The platform is particularly strong in workflow orchestration, enabling teams to manage identity verification flows across user segments. It also emphasizes the user experience to reduce friction during onboarding. Its capabilities are less specialized in adaptive fraud intelligence, including biometric fraud prevention and advanced liveness detection.

Without proprietary biometric fraud detection, Persona’s models generally follow standard industry update cycles over months, which may limit responsiveness to rapidly evolving synthetic identity threats.

How It Compares: Persona excels at customizable workflow orchestration and a smooth user experience. For teams that need adaptive fraud detection with custom model training, Incode’s proprietary AI models enable swifter response to emerging threats.

Socure

Socure is a data-driven identity verification platform focused on identity risk scoring using large-scale data signals.

Its approach leverages consortium data and third-party sources to assess identity risk, making it effective for evaluating known identity patterns. However, this reliance on external data can limit flexibility in detecting novel fraud tactics, particularly those involving synthetic identities and deepfake identity attacks.

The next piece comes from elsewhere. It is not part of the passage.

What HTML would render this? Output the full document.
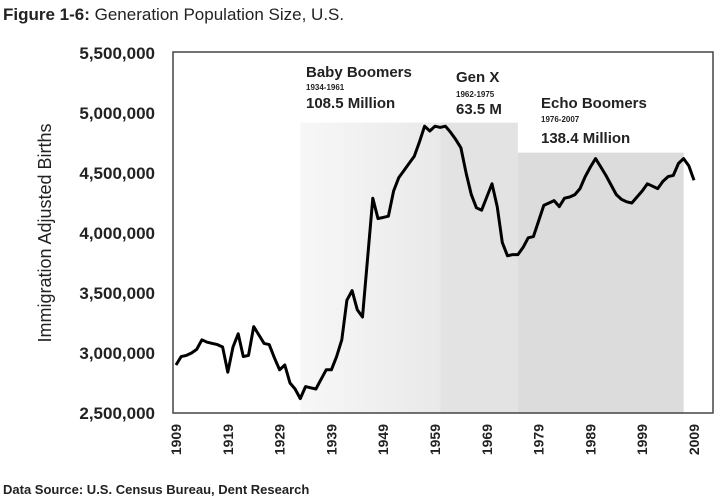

Customization of fraud models is more constrained compared to platforms that build and retrain their own AI systems, meaning there’s less control over model adaptation.

How It Compares: Socure excels at identity risk scoring using data signals. For organizations that need biometric fraud prevention and custom model retraining, Incode’s proprietary technology enables faster adaptation to emerging patterns.

Sumsub

Sumsub is an identity verification and compliance platform offering KYC, AML, and fraud prevention capabilities across global markets.

The platform provides broad compliance coverage and supports a wide range of identity verification workflows. Its fraud detection capabilities are more generalized, with less emphasis on adaptive fraud pattern training, particularly for region-specific document fraud. Model updates typically follow standard timelines.

How It Compares: Sumsub excels at broad compliance coverage. For organizations facing sophisticated synthetic identity fraud, Incode’s in-house AI engineering enables quicker detection and response to region-specific patterns.

How to Choose a Synthetic Identity Detection Solution

Selecting an identity verification platform for synthetic identity detection requires evaluating how well the solution can adapt to evolving threats. Organizations should consider whether a vendor can customize models for specific fraud patterns and how quickly updates can be deployed. Technology ownership is therefore important, as platforms built with proprietary AI models often provide more flexibility than those relying on third-party components.

Speed of response is critical, as emerging fraud tactics can spread in days rather than months. Teams should assess integration depth, including whether the provider works directly with internal fraud teams, and global coverage for detecting region-specific fraud. Biometric sophistication, such as passive liveness detection and deepfake-resistant identity verification, remains essential.

Organizations ultimately need platforms that evolve as quickly as the threats they face, not static systems that lag behind rapidly advancing fraud techniques.